Vor wenigen Wochen (Anfang Mai) führte die Nichtauslieferung Fabers in den Niederlanden erneut zu Kritik. Anlass war die Einladung an Bundespräsidenten Joachim Gauck, während der Feierlichkeiten am niederländischen Gedenktag zum Ende der Nazi-Besatzung eine Rede zu halten. Eine niederländische Aktionsgruppe nahm dies zum Anlass, erneut die Auslieferung des Kriegsverbrechers zu fordern. Statt Gauck solle Deutschland lieber Faber nach Breda schicken, berichtete NiederlandeNet.

Gauck, der in seinen Reden oft die Bundesrepublik als Hort von Freiheit und Demokratie gegenüber der „DDR-Diktatur“ preist, wich in Breda der Causa Faber aus und bemerkte nur, er könne als Bundespräsident in der Angelegenheit wenig tun. Gleichzeitig pries er die deutsche Rechtsstaatlichkeit.

Kein Wort darüber, dass die systematische Weigerung der deutschen Justiz einen verurteilten Kriegsverbrecher seiner gerechten Strafe zuzuführen, bei Weitem kein Einzelfall ist. Eine Strafverfolgung von Naziverbrechern hat in der Bundesrepublik kaum stattgefunden. Seit Kriegsende ermittelte die deutsche Justiz in über 100.000 Fällen, nur 6.500 Beschuldigte wurden verurteilt, und meist zu geringen Strafen.

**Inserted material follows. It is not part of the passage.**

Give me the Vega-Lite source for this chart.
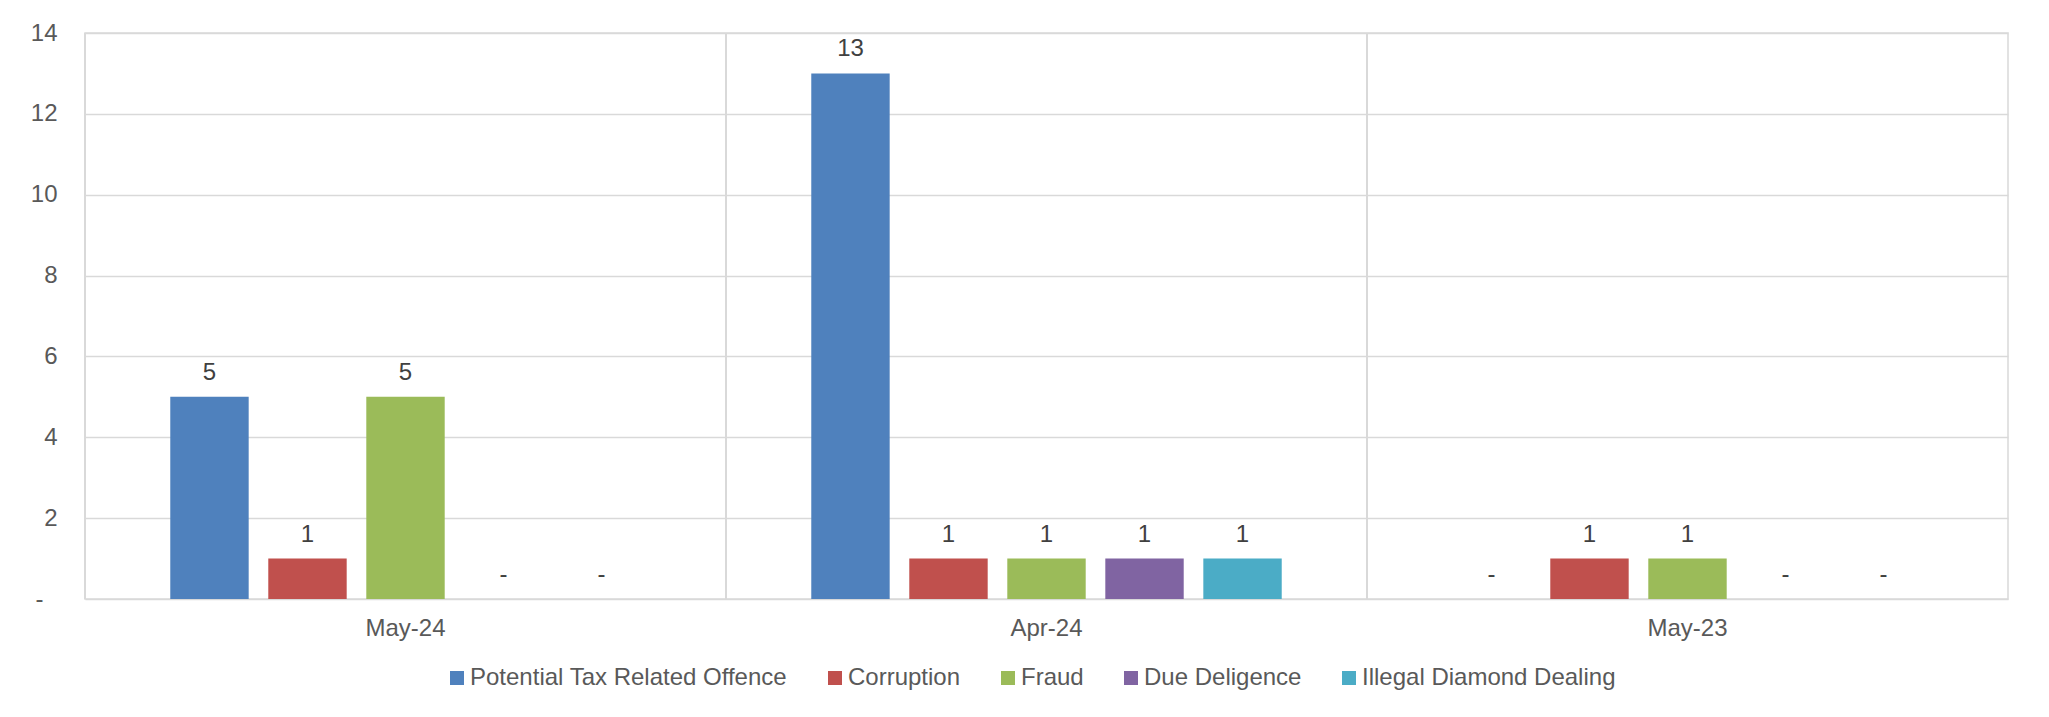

Gauck lobte das „Geschichtsbewusstsein der Deutschen“ und sprach lange über die Bedeutung der Befreiung vom Nationalsozialismus. Doch über die Aktivitäten von Nazis in der Wirtschaft, Politik und im Staatsapparat der Nachkriegs-BRD sagte er nichts. Kein Wort über Hans Globke, den NS-Kommentator der Nürnberger Rassengesetze, der in den fünfziger Jahren Kanzleramtschef der Adenauer-Regierung war. Nichts über Bundeskanzler Kurt-Georg Kiesinger, den früheren NSDAP-Propaganda-Funktionär und Verbindungsmann zu Joseph Goebbels, und nichts über seine Vorgänger als Bundespräsidenten, Heinrich Lübke, Karl Carstens und Walter Scheel, die alle NSDAP-Mitglieder waren. Und er sagte nichts über den späteren Bundespräsidenten Richard von Weizsäcker, der seine berufliche Laufbahn als Rechtsanwalt in den Nürnberger Kriegverbrecherprozessen begann, als er seinen Vater, Ernst von Weizsäcker, verteidigte, der als NS-Staatsekretär im Reichsaußenministerium und als SS-Oberführer eng mit Reichsaußenminister Joachim von Ribbentrop zusammengearbeitet hatte und in Nürnberg rechtskräftig als Kriegsverbrecher verurteilt wurde.